Figure scripts:
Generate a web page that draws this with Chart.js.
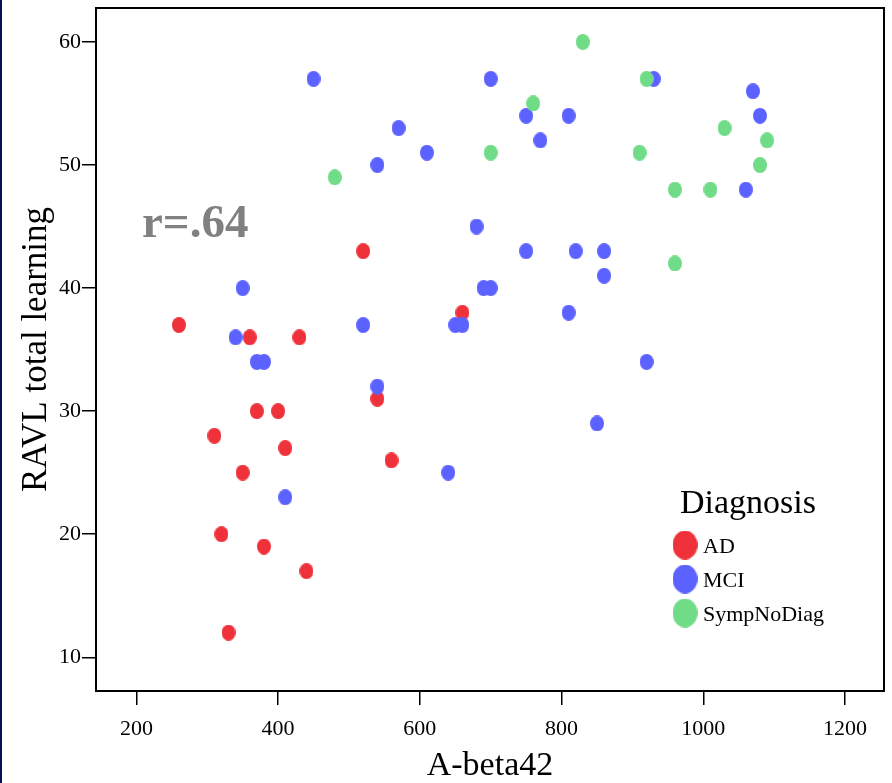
<!DOCTYPE html>
<html>
<head>
<meta charset="utf-8">
<title>RAVL total learning vs A-beta42</title>
<script src="https://cdn.jsdelivr.net/npm/chart.js@4.4.0/dist/chart.umd.min.js"></script>
<style>
  html, body { margin: 0; padding: 0; background: #fff; }
  #box { position: relative; width: 892px; height: 783px; }
  #box::before { content: ""; position: absolute; left: 0; top: 0; width: 2px; height: 783px; background: #0b0b5c; }
  canvas { display: block; }
</style>
</head>
<body>
<div id="box"><canvas id="chart" width="892" height="783"></canvas></div>
<script>
// data
const diagnoses = ["AD", "MCI", "SympNoDiag"];

const adX = [260, 360, 430, 520, 540, 370, 400, 310, 410, 350, 560, 320, 380, 440, 330, 660];
const adY = [37, 36, 36, 43, 31, 30, 30, 28, 27, 25, 26, 20, 19, 17, 12, 38];

const mciX = [450, 570, 610, 540, 350, 340, 370, 380, 520, 540, 410, 640, 700, 930, 1070, 750,
              810, 1080, 770, 1060, 680, 750, 820, 860, 860, 690, 700, 810, 650, 660, 920, 850];
const mciY = [57, 53, 51, 50, 40, 36, 34, 34, 37, 32, 23, 25, 57, 57, 56, 54,
              54, 54, 52, 48, 45, 43, 43, 43, 41, 40, 40, 38, 37, 37, 34, 29];

const sympX = [480, 830, 920, 760, 1030, 1090, 700, 910, 1080, 960, 1010, 960];
const sympY = [49, 60, 57, 55, 53, 52, 51, 51, 50, 48, 48, 42];

const xTicks = [200, 400, 600, 800, 1000, 1200];
const yTicks = [10, 20, 30, 40, 50, 60];
const corrLabel = "r=.64";

const colors = ["rgb(239,50,58)", "rgb(92,98,255)", "rgb(113,220,136)"];
const serif = "Liberation Serif";

function toPoints(xs, ys) {
  return xs.map((x, i) => ({ x: x, y: ys[i] }));
}

// little ellipse used as the marker (the original dots are a bit taller than wide)
function dot(color, w, h) {
  const c = document.createElement("canvas");
  c.width = w;
  c.height = h;
  const g = c.getContext("2d");
  g.fillStyle = color;
  g.beginPath();
  g.ellipse(w / 2, h / 2, w / 2, h / 2, 0, 0, Math.PI * 2);
  g.fill();
  return c;
}

const series = [toPoints(adX, adY), toPoints(mciX, mciY), toPoints(sympX, sympY)];

const datasets = diagnoses.map((name, i) => ({
  label: name,
  data: series[i],
  backgroundColor: colors[i],
  borderWidth: 0,
  pointStyle: dot(colors[i], 14, 16),
  legendDot: dot(colors[i], 25, 29),
  radius: 7,
  hoverRadius: 7,
  order: 2 - i
}));

// box round the plot + the r value + legend inside the plot
const extras = {
  id: "extras",
  afterDraw(chart) {
    const ctx = chart.ctx;
    const a = chart.chartArea;
    ctx.save();
    ctx.strokeStyle = "#000";
    ctx.lineWidth = 2;
    ctx.strokeRect(a.left, a.top, a.right - a.left, a.bottom - a.top);

    ctx.fillStyle = "#808080";
    ctx.font = "bold 47px '" + serif + "'";
    ctx.textBaseline = "alphabetic";
    ctx.fillText(corrLabel, a.left + 46, a.top + 229);

    const x0 = a.right - 204;
    ctx.fillStyle = "#000";
    ctx.font = "34px '" + serif + "'";
    ctx.fillText("Diagnosis", x0, a.bottom - 178);
    ctx.font = "22px '" + serif + "'";
    chart.data.datasets.forEach((ds, i) => {
      const cy = a.bottom - 146 + i * 34;
      ctx.drawImage(ds.legendDot, x0 + 5 - 12.5, cy - 14.5);
      ctx.fillText(ds.label, x0 + 23, cy + 8);
    });
    ctx.restore();
  }
};

new Chart(document.getElementById("chart"), {
  type: "scatter",
  data: { datasets: datasets },
  plugins: [extras],
  options: {
    responsive: false,
    animation: false,
    events: [],
    devicePixelRatio: 1,
    layout: { padding: { top: 8, right: 8, left: 0, bottom: 0 } },
    plugins: {
      legend: { display: false },
      tooltip: { enabled: false }
    },
    scales: {
      x: {
        type: "linear",
        min: 143,
        max: 1255,
        afterBuildTicks: s => { s.ticks = xTicks.map(v => ({ value: v })); },
        afterFit: s => { s.height = 92; s.paddingLeft = 0; s.paddingRight = 0; },
        grid: { drawOnChartArea: false, drawTicks: true, tickLength: 14, color: "#000", lineWidth: 1.5 },
        border: { display: true, color: "#000", width: 2 },
        ticks: {
          color: "#000", padding: 11, maxRotation: 0, autoSkip: false,
          font: { family: serif, size: 22 },
          callback: v => String(v)
        },
        title: {
          display: true,
          text: "A-beta42",
          color: "#000",
          font: { family: serif, size: 34, lineHeight: 1 },
          padding: { top: 0, bottom: 0 }
        }
      },
      y: {
        type: "linear",
        min: 7.26,
        max: 62.76,
        afterBuildTicks: s => { s.ticks = yTicks.map(v => ({ value: v })); },
        afterFit: s => { s.width = 96; s.paddingTop = 0; s.paddingBottom = 0; },
        grid: { drawOnChartArea: false, drawTicks: true, tickLength: 14, color: "#000", lineWidth: 1.5 },
        border: { display: true, color: "#000", width: 2 },
        ticks: {
          color: "#000", padding: 1, autoSkip: false,
          font: { family: serif, size: 22 },
          callback: v => String(v)
        },
        title: {
          display: true,
          text: "RAVL total learning",
          color: "#000",
          font: { family: serif, size: 35, lineHeight: 1 },
          padding: { top: 19, bottom: 0 }
        }
      }
    }
  }
});
</script>
</body>
</html>
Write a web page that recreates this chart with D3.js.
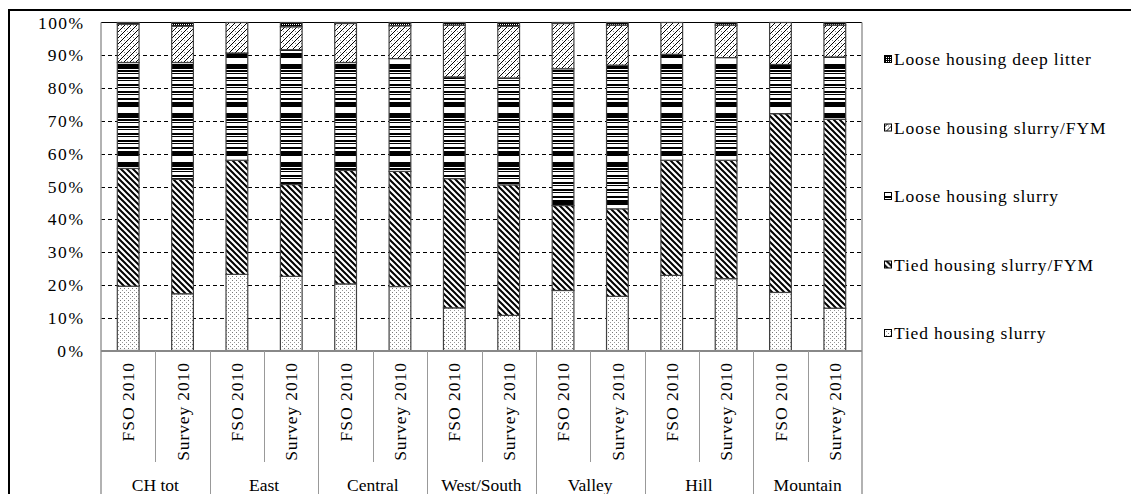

▸ **SHORT PROBLEM**
Answer with one number: how many lines in the listing hold "page".

▸ **EXERCISE SOLUTION**
2